Rumsfeld understood that the erosion of sovereignty “absolves states of their responsibilities to deal with problems within their borders.” Or within their neighborhood: As historian William Pfaff wrote of Europe’s Balkan debacle in the 1990s, international organizations such as the United Nations and European Community (forerunner to the European Union) “proved an obstacle to action, by inhibiting individual national action and rationalizing the refusal to act nationally.” 

Of course, some governments prove by their actions that they are simply not capable of governing—or not worthy of governing. “We need to be able to hold states accountable for their performance,” Rumsfeld explained. In other words, states either have to police what happens inside their borders or open themselves to outside intervention.  

States like Lebanon and Iraq and the Philippines that strive to control what happens inside their borders but are too weak to overcome our common enemies deserve our help. States like Pakistan that play games with sovereignty—claiming they are too weak to control their territories in one breath but then invoking their sovereign and inviolable borders the next—don’t. States like Syria and Iran that refuse to respect international borders or international norms—and terrorist groups like the PKK, al Qaeda and their kind that thrive on anarchy and partner with rogue regimes—must be treated as enemies, no matter how risky. And states like Somalia and too many of her neighbors in Africa are so broken that they need not just external intervention, but international administration.  

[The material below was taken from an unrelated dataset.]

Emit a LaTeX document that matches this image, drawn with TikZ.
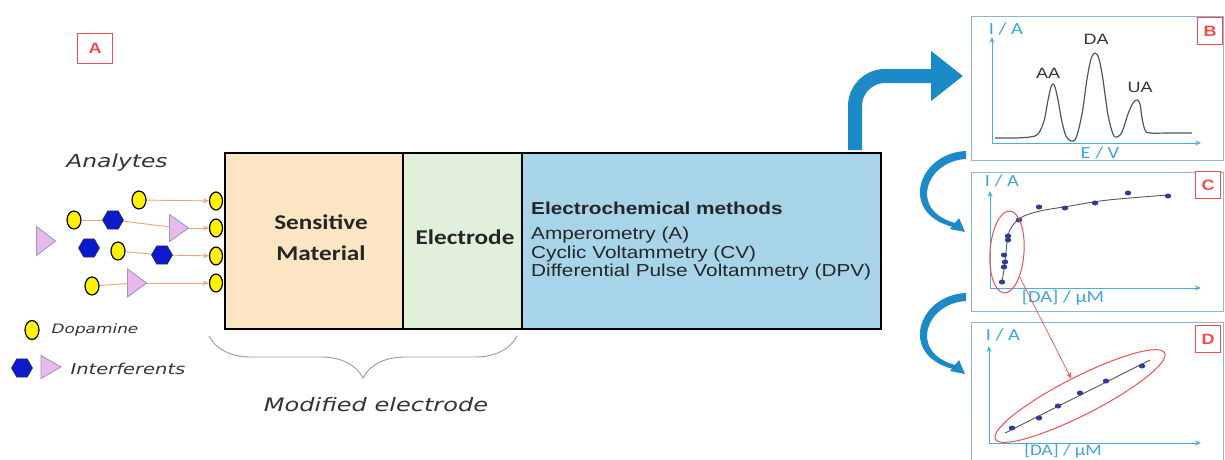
\documentclass[tikz,border=0pt]{standalone}
\usepackage{fontspec}
\setmainfont{Liberation Sans}[FakeStretch=1.2]
\newfontfamily\calib{Carlito}[FakeStretch=1.2]
\newfontfamily\comic{DejaVu Sans}[FakeStretch=1.3]
\usetikzlibrary{shapes.geometric,arrows.meta,decorations.pathreplacing,backgrounds}
\newcommand\fsz[1]{\fontsize{#1}{#1}\selectfont}
\definecolor{sens}{HTML}{FCE5C2}
\definecolor{elec}{HTML}{E0F0DA}
\definecolor{ecb}{HTML}{A8D4EA}
\definecolor{dopy}{HTML}{FFF200}
\definecolor{hexb}{HTML}{0A1ACC}
\definecolor{trip}{HTML}{EBB8EC}
\definecolor{trib}{HTML}{8E9CCB}
\definecolor{oran}{HTML}{F5A071}
\definecolor{comicc}{HTML}{33333F}
\definecolor{arrb}{HTML}{1C8AC6}
\definecolor{panb}{HTML}{8DB7D7}
\definecolor{axc}{HTML}{45AEE3}
\definecolor{axtc}{HTML}{3FA4DA}
\definecolor{redc}{HTML}{F04E4E}
\definecolor{ptc}{HTML}{2E3D99}
\definecolor{pkc}{HTML}{333333}
\definecolor{curvc}{HTML}{555555}
\newcommand\mktri[5]{%
  \node[tan] (#1) at (#2,#3) {};
  \draw[tri] (#2-#4/2,#3-#5/2) -- (#2+#4/2,#3) -- (#2-#4/2,#3+#5/2) -- cycle;}
\begin{document}
\begin{tikzpicture}[x=1pt,y=-1pt,
  box/.style={draw=black, line width=1.8pt, anchor=north west, inner sep=0, minimum height=176},
  dop/.style={ellipse, draw=black, line width=1.2pt, fill=dopy, minimum width=13, minimum height=18, inner sep=0},
  hexa/.style={regular polygon, regular polygon sides=6, draw=black!80, line width=.6pt, fill=hexb, minimum size=21, inner sep=0},
  tri/.style={draw=trib, line width=.9pt, fill=trip},
  tan/.style={circle, inner sep=0, minimum size=17},
  oarr/.style={draw=oran, line width=.9pt, -{Stealth[length=6pt,width=5pt]}},
  oln/.style={draw=oran, line width=.9pt},
  comictxt/.style={font=\comic\itshape\fsz{18}, text=comicc, inner sep=0},
  boldtxt/.style={font=\calib\bfseries\fsz{21}, text=black!85, inner sep=0},
  ectxt/.style={font=\fsz{17.3}, text=black!85, anchor=west, inner sep=0},
  panel/.style={draw=panb, line width=1pt},
  lab/.style={draw=redc, line width=.9pt, text=redc, font=\bfseries\fsz{15}, inner sep=0, minimum width=25, minimum height=27, fill=white},
  axis/.style={draw=axc, line width=1pt, -{Stealth[length=6pt,width=5pt]}},
  axlab/.style={text=axtc, font=\calib\fsz{17}, inner sep=0},
  pk/.style={text=pkc, font=\fsz{15}, inner sep=0},
  pt/.style={ellipse, fill=ptc, inner sep=0, minimum width=6.5, minimum height=5},
  redell/.style={ellipse, draw=redc, line width=1pt, inner sep=0},
  redarr/.style={draw=redc, line width=.7pt, -{Stealth[length=6pt,width=5pt]}},
]
\path[use as bounding box] (0,0) rectangle (1225,460);

% label A
\node[lab, minimum width=35, minimum height=30] (labA) at (95,48) {A};

% main boxes
\node[box, fill=sens, minimum width=178] (sm) at (224,152) {};
\node[box, fill=elec, minimum width=119] (el) at (402,152) {};
\node[box, fill=ecb, minimum width=359] (ec) at (521,152) {};
\node[boldtxt] (smt1) at (321,222) {Sensitive};
\node[boldtxt] (smt2) at (321,253) {Material};
\node[boldtxt] (elt) at (465,237) {Electrode};
\node[ectxt, font=\bfseries\fsz{17.3}] (ec0) at (531,208) {Electrochemical methods};
\node[ectxt] (ec1) at (531,235) {Amperometry (A)};
\node[ectxt] (ec2) at (531,254) {Cyclic Voltammetry (CV)};
\node[ectxt] (ec3) at (531,272) {Differential Pulse Voltammetry (DPV)};

% analytes
\node[comictxt] (anl) at (117,163) {Analytes};
\node[dop] (e1) at (216,201) {};
\node[dop] (e2) at (216,228) {};
\node[dop] (e3) at (216,256) {};
\node[dop] (e4) at (216,283) {};
\node[dop, minimum width=14] (y1) at (139,200) {};
\node[dop, minimum width=14] (y2) at (74,220) {};
\node[dop, minimum width=14] (y3) at (118,251) {};
\node[dop, minimum width=14] (y4) at (92,286) {};
\node[hexa] (h1) at (113,220) {};
\node[hexa] (h2) at (89,248) {};
\node[hexa] (h3) at (162,255) {};
\mktri{t1}{179}{228}{19}{27}
\mktri{t2}{46}{241}{19}{29}
\mktri{t3}{137}{283}{19}{28}

\begin{pgfonlayer}{background}
\draw[oarr] (y1) -- (e1);
\draw[oln] (y2) -- (h1);
\draw[oln] (h1) -- (t1);
\draw[oarr] (t1) -- (e2);
\draw[oln] (y3) -- (h3);
\draw[oarr] (h3) -- (e3);
\draw[oln] (y4) -- (t3);
\draw[oarr] (t3) -- (e4);
\end{pgfonlayer}

% legend
\node[dop, minimum width=14, minimum height=19] (ly) at (32,330) {};
\node[comictxt, font=\comic\itshape\fsz{13}] (lyt) at (95,330) {Dopamine};
\node[hexa] (lh) at (22,368) {};
\mktri{lt}{51}{367}{20}{23}
\node[comictxt, font=\comic\itshape\fsz{15}] (ltt) at (128,369) {Interferents};

% brace
\draw[decorate, decoration={brace, amplitude=42pt, aspect=0.5}, draw=gray!80, line width=.9pt] (517,336) -- (209,336);
\node[comictxt, font=\comic\itshape\fsz{18.5}] (mod) at (376,405) {Modified electrode};

% big blue arrow
\coordinate (bs) at (855,150);
\coordinate (be) at (963,76);
\draw[draw=arrb, line width=14pt, rounded corners=30pt, -{Triangle[length=32pt,width=48pt]}] (bs) |- (be);

% curved arrows
\foreach \d in {0,142} {
  \fill[arrb] (966,151+\d) .. controls (918,153+\d) and (898,213+\d) .. (953,227+\d)
     -- (955,223+\d) .. controls (908,210+\d) and (926,161+\d) .. (966,159+\d) -- cycle;
  \fill[arrb] (959,218+\d) -- (965,232+\d) -- (950,229+\d) -- cycle;
}

% panel B
\draw[panel] (971,17) rectangle (1223,160);
\node[lab, anchor=north east] (labB) at (1223,17) {B};
\coordinate (bo) at (992,143);
\draw[axis] (bo) -- (992,37);
\draw[axis] (bo) -- (1201,143);
\node[axlab] (bI) at (1006,29) {I / A};
\node[axlab] (bE) at (1100,153) {E / V};
\draw[curvc, line width=1.2pt] plot[smooth, tension=0.55] coordinates {
 (995,138) (1015,138) (1030,137) (1038,134) (1044,121) (1048,100) (1051,87) (1053,84)
 (1055,87) (1058,100) (1062,122) (1066,136) (1071,141) (1076,138) (1082,114) (1087,79)
 (1091,59) (1095,53) (1099,59) (1103,80) (1108,115) (1113,134) (1117,137) (1122,132)
 (1128,114) (1133,103) (1137,100) (1140,104) (1142,118) (1145,130) (1150,133) (1170,133) (1192,133)};
\node[pk] (pAA) at (1048,73) {AA};
\node[pk] (pDA) at (1096,39) {DA};
\node[pk] (pUA) at (1140,87) {UA};

% panel C
\draw[panel] (971,172) rectangle (1223,311);
\node[lab, anchor=north east] (labC) at (1221,171) {C};
\coordinate (co) at (990,288);
\draw[axis] (co) -- (990,191);
\draw[axis] (co) -- (1201,288);
\node[axlab] (cI) at (1002,181) {I / A};
\node[axlab] (cx) at (1063,298) {[DA] / μM};
\draw[curvc, line width=.9pt] plot[smooth, tension=0.6] coordinates {
 (1002,282) (1005,262) (1008,236) (1013,225) (1022,217) (1040,211) (1070,206) (1100,201) (1130,198) (1168,195)};
\foreach \p/\q in {1002/282,1004/267,1005/262,1004/255,1008/240,1008/236,1019/220,1039/207,1065/208,1095/203,1128/193,1168/196}
  \node[pt] at (\p,\q) {};
\node[redell, minimum width=34, minimum height=82, rotate=-4] (ellC) at (1007,252) {};

% panel D
\draw[panel] (971,322) rectangle (1223,470);
\node[lab, anchor=north east] (labD) at (1221,325) {D};
\coordinate (do) at (989,443);
\draw[axis] (do) -- (989,346);
\draw[axis] (do) -- (1201,443);
\node[axlab] (dI) at (1003,335) {I / A};
\node[axlab, font=\calib\fsz{16}] (dx) at (1063,451) {[DA] / μM};
\draw[curvc, line width=.9pt] (1005,433) -- (1150,360);
\foreach \p/\q in {1012/428,1039/418,1058/406,1080/393,1106/381,1142/366}
  \node[pt] at (\p,\q) {};
\node[redell, minimum width=190, minimum height=38, rotate=27] (ellD) at (1080,396) {};
\draw[redarr] (ellC) -- (ellD);
\end{tikzpicture}
\end{document}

In short, Rumsfeld understood that the nation-state system is under assault from two unrelated sources—international, supra-state organizations and transnational, terrorist organizations. Both seek a stateless world, although their visions for what such a world would look like are dramatically different. After all, one is utopian, the other dystopian.  

The solution, in Rumsfeld’s clear-eyed view, is first “to strengthen states, including their ability to effectively govern their territory.” The United States has been hard at work on this since the end of the Cold War. Consider the U.S. military missions in Somalia, Haiti, the Balkans, Iraq and Afghanistan, to name just a few. 

The second part of Rumsfeld’s solution is “to strengthen and reform the institutions that facilitate multilateral action by, and cooperation between, sovereign states”—institutions like NATO and the UN. This challenge is not new. As Winston Churchill said of the UN, “We must make sure that its work is fruitful…that it is a reality and not a sham, that it is a force for action and not merely a frothing of words.” And, we might add, that its actions serve to strengthen rather than weaken the very system it was enshrined to protect. 

The important thing for Americans of all political and philosophical stripes to keep in mind is that this nation has thrived in the nation-state system. Indeed, we were born into it, raised in it, grew to master and shape it, and today we benefit from it, sustain it and dominate it. When and if it ceases to be the main organizing structure for the world, there is no guarantee that Americans—if there is such a polity by then—will have the same position and place they enjoy today.